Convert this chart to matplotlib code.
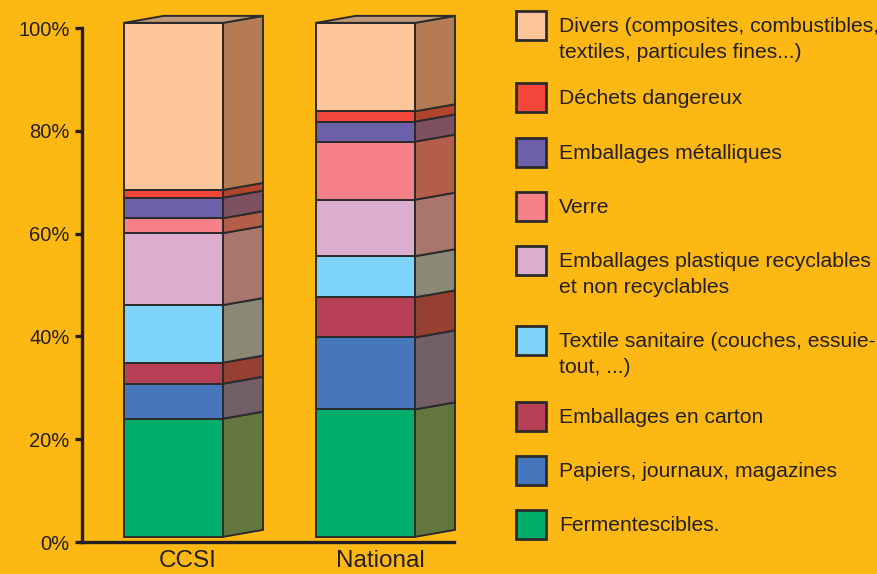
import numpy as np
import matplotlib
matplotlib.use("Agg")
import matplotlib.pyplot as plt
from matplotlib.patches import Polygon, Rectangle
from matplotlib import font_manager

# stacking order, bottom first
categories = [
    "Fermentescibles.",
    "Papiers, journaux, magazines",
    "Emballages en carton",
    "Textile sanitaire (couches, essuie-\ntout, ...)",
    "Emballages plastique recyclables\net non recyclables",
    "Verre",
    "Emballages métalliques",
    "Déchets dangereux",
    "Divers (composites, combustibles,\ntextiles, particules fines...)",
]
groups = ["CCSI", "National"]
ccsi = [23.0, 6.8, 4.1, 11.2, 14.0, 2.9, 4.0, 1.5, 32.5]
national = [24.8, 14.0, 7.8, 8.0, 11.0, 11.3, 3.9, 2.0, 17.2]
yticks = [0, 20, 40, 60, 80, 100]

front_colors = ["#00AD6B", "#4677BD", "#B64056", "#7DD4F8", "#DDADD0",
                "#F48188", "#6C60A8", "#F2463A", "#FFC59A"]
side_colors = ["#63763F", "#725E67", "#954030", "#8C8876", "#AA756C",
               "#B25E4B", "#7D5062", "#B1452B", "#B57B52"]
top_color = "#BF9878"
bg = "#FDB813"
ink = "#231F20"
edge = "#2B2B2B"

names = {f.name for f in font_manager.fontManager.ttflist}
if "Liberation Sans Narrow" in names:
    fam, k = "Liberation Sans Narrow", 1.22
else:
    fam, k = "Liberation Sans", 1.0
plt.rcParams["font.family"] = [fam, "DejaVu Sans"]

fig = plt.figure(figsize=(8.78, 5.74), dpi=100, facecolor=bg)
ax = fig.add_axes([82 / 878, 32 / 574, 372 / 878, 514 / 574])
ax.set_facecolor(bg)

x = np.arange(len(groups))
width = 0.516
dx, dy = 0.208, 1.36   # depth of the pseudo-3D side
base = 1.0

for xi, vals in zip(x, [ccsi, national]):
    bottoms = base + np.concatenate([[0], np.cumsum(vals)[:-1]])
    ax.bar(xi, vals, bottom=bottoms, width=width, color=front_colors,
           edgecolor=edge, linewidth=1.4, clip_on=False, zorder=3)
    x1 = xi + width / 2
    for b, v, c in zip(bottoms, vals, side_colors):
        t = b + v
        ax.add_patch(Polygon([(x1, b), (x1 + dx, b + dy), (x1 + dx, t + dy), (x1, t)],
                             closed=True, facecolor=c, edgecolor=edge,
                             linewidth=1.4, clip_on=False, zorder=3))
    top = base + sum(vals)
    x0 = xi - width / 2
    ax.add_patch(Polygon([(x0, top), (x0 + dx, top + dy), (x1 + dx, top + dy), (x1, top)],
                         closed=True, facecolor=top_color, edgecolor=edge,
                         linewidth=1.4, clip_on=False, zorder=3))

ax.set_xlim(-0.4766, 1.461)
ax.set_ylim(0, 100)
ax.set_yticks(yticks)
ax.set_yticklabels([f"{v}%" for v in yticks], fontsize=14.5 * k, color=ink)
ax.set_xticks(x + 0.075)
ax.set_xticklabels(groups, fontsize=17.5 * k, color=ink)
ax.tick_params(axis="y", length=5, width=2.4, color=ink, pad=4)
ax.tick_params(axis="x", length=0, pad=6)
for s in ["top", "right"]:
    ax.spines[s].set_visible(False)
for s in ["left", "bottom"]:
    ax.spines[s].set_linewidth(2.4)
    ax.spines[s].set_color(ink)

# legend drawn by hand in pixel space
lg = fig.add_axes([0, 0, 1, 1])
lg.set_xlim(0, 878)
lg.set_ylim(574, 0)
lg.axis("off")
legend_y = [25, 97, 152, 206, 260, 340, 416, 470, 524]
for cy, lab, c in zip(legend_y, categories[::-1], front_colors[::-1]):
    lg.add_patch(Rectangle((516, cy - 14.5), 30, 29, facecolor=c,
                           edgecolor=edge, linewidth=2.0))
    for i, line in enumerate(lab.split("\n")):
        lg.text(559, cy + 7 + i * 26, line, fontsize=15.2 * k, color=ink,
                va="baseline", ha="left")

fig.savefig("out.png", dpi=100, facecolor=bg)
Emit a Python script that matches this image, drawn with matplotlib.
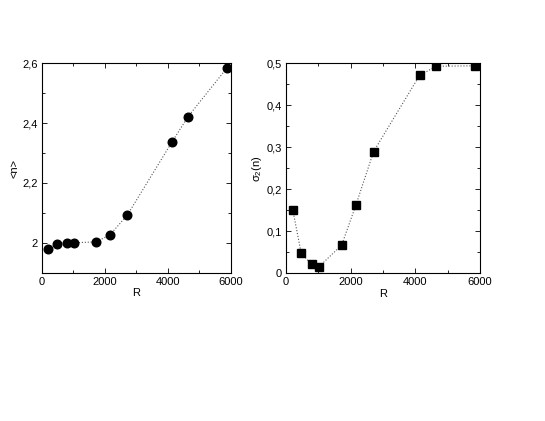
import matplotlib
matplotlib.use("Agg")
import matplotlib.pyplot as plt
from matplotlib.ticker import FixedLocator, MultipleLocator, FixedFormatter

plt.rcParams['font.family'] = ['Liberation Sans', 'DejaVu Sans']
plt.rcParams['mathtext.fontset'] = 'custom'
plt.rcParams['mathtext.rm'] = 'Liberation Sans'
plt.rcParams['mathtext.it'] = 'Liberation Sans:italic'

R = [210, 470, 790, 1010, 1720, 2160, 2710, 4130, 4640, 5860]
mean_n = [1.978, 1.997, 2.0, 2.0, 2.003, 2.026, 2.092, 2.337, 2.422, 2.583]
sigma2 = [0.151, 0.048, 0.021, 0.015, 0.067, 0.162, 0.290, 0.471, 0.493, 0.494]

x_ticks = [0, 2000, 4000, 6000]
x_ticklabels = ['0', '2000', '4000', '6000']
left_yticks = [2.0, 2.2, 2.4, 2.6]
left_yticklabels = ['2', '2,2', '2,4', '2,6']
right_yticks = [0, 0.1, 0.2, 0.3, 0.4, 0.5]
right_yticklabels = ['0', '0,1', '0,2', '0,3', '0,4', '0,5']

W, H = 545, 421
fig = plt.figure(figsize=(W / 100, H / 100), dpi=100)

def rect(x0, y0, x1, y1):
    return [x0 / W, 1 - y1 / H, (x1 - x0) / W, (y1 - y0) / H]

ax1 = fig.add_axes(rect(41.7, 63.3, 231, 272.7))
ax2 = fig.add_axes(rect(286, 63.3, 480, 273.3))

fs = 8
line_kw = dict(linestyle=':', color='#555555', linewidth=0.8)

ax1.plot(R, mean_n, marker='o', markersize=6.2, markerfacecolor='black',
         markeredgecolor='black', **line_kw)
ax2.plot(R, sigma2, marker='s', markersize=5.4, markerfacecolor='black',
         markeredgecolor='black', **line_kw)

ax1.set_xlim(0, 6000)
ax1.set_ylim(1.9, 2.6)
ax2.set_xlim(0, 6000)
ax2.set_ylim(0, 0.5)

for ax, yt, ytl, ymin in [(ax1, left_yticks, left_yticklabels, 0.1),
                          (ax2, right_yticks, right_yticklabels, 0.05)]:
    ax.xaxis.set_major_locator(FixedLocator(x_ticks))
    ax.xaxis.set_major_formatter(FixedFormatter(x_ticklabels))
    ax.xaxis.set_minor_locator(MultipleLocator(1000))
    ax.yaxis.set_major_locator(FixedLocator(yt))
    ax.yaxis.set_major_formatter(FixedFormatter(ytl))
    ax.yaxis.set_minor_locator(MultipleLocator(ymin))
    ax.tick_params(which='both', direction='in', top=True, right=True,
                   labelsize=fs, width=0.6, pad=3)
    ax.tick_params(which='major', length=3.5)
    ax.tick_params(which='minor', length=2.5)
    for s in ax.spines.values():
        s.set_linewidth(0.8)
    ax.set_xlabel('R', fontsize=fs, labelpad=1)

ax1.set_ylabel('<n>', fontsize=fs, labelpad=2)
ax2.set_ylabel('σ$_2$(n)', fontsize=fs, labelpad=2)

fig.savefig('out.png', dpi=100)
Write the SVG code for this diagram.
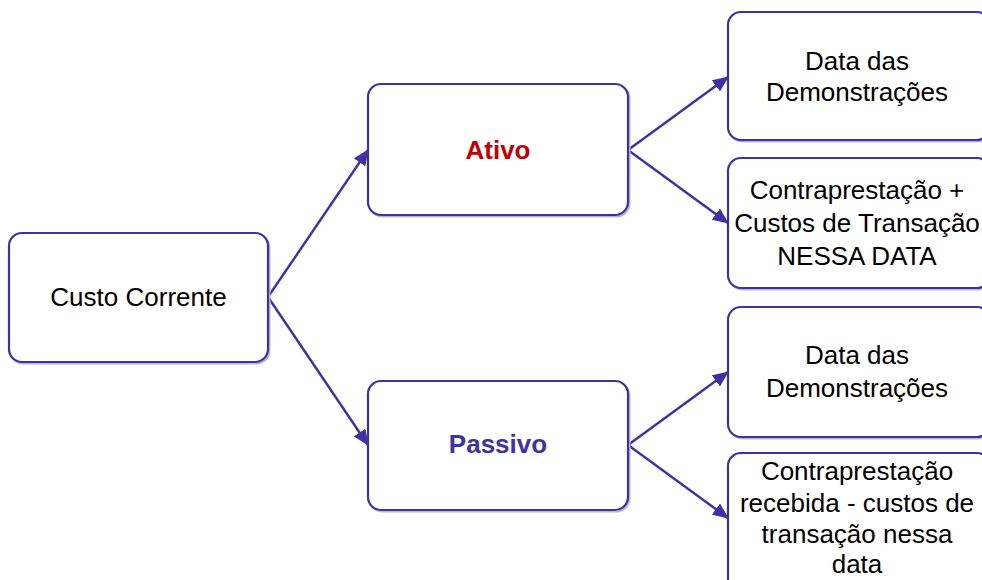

┄┄┄┄┄┄┄┄┄┄┄┄┄┄┄┄┄┄┄┄

Given problem - In the listing, find all lines with the string "drawn" and copy them.

Exercise solution -
# legend drawn by hand in pixel space
Emit a Python script that matches this image, drawn with matplotlib.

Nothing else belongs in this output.